Source code of charts:
━━━━━━━━━━━━━━━━━━━━
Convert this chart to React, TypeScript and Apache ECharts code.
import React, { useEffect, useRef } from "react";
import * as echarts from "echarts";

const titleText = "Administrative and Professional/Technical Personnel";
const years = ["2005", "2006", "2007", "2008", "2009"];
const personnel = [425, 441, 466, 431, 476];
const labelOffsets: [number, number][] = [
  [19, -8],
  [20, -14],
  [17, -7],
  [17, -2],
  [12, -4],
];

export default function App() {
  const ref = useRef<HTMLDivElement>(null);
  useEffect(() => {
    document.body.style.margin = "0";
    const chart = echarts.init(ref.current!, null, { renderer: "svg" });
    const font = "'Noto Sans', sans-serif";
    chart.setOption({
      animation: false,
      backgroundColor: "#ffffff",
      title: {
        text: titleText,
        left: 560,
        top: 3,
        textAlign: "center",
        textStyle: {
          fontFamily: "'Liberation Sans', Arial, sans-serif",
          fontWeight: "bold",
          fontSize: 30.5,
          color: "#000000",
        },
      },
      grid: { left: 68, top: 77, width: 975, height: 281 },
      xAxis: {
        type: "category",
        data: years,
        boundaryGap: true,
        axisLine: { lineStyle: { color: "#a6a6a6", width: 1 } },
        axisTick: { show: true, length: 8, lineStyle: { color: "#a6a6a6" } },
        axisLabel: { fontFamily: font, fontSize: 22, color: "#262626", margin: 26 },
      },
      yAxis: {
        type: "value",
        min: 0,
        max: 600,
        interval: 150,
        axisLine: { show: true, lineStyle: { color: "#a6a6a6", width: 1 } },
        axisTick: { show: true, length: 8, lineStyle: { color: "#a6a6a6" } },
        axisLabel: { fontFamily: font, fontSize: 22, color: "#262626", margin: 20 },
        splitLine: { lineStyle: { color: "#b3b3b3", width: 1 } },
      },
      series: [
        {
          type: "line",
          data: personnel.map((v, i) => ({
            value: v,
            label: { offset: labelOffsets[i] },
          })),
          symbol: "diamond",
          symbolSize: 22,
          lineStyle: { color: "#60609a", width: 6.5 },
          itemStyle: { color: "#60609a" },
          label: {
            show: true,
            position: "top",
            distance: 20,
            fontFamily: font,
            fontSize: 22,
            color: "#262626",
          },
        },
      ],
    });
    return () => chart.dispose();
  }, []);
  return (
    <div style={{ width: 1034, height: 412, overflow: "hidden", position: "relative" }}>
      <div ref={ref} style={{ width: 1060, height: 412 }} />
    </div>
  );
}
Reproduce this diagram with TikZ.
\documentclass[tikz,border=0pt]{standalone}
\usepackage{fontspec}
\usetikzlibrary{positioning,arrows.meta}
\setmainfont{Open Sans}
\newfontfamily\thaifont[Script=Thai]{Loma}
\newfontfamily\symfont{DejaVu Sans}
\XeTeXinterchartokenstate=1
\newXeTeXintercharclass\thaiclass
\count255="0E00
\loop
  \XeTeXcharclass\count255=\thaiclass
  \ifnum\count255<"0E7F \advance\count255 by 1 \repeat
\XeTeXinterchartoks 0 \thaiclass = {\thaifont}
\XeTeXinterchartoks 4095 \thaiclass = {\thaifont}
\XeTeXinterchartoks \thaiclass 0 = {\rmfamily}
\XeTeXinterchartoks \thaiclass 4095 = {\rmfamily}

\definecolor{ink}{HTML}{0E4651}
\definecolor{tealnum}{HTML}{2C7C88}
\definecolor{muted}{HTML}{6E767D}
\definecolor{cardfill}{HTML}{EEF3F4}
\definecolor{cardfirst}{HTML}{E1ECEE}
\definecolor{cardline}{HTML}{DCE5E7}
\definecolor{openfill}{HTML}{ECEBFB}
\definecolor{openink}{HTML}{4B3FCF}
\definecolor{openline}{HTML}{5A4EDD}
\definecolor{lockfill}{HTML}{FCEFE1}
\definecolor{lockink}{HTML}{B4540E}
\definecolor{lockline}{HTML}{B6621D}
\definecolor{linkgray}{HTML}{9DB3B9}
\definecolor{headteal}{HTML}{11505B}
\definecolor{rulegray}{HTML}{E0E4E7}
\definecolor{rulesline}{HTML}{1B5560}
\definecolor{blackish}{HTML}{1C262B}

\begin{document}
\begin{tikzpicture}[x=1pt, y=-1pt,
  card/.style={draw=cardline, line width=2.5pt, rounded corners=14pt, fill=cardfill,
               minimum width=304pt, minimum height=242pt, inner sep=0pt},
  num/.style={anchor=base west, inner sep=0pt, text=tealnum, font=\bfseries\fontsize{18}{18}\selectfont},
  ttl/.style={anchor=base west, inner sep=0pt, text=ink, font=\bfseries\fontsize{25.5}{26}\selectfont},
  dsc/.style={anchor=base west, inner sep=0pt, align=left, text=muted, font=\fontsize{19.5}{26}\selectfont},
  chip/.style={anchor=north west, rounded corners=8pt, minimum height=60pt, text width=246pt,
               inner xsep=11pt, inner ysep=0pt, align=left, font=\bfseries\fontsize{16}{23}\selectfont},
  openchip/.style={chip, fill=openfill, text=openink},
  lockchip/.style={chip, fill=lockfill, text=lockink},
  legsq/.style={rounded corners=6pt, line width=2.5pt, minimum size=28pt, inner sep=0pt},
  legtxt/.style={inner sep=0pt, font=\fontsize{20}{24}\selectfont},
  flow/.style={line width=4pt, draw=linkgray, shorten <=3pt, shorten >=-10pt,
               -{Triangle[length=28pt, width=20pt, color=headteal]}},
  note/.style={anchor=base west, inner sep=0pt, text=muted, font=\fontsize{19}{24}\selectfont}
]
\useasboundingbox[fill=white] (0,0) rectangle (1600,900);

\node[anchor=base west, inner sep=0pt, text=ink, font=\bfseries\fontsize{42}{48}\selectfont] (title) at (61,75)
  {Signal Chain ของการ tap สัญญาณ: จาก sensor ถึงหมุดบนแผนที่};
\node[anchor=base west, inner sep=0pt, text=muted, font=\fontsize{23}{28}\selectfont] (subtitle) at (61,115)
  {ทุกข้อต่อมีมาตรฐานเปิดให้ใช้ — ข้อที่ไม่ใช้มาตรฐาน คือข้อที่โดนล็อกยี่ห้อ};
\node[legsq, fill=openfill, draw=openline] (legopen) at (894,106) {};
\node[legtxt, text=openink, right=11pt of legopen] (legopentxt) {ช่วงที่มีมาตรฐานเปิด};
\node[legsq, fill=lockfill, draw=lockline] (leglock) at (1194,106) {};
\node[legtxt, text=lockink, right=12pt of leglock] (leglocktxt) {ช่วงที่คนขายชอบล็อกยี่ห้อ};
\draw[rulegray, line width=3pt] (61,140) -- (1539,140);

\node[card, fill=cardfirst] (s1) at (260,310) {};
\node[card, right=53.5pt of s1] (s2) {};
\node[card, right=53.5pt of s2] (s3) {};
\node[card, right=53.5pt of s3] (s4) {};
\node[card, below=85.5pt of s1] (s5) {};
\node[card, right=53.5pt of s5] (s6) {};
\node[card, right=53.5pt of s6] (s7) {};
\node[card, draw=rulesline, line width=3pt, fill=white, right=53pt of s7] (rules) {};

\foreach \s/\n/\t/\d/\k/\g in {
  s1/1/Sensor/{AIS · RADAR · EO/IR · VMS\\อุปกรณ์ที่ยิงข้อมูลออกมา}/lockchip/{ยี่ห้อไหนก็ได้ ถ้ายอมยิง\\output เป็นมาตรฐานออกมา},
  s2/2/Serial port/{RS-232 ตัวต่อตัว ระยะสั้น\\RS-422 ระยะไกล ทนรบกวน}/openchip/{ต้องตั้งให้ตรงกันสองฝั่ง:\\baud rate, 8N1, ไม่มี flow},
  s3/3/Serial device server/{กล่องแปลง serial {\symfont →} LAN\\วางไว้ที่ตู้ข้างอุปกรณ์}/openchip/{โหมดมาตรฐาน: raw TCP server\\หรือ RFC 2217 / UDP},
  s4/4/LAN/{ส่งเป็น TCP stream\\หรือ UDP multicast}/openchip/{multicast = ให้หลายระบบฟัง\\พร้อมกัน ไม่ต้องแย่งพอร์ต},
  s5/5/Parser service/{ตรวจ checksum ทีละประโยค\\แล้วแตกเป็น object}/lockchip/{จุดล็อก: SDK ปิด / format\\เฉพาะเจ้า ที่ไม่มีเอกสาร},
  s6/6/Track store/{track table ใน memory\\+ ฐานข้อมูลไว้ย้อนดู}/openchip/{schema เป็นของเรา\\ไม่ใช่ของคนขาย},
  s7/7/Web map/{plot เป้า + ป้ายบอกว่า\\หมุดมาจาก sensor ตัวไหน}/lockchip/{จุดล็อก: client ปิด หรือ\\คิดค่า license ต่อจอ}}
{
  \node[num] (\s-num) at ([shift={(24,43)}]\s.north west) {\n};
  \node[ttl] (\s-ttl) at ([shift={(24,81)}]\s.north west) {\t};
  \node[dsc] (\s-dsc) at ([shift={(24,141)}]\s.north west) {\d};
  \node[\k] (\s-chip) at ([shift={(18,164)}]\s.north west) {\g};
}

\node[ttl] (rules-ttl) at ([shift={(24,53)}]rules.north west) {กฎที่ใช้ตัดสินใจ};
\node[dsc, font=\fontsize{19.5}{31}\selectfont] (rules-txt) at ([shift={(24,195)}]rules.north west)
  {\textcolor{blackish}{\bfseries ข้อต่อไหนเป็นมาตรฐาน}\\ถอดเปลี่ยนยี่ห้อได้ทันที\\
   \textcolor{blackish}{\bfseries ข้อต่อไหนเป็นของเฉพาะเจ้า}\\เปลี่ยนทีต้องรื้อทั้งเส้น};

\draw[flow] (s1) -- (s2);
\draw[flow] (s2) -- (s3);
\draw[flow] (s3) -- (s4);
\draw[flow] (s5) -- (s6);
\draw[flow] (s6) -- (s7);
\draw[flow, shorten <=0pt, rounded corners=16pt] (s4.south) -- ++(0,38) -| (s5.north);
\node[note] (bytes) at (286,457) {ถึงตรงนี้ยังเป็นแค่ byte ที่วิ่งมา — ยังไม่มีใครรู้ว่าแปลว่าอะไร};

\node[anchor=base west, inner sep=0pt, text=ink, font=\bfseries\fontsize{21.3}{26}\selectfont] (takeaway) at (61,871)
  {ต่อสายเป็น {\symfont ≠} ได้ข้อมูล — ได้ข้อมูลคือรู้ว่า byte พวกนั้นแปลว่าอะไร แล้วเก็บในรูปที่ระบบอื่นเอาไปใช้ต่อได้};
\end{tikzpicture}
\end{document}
━━━━━━━━━━━━━━━━━━━━
■ WHAT TO PRODUCE:
Take the entries above and copy them exactly from the first line through the line with "import * as"; leave out every line after it.

■ FINAL RESULT:
Convert this chart to React, TypeScript and Apache ECharts code.
import React, { useEffect, useRef } from "react";
import * as echarts from "echarts";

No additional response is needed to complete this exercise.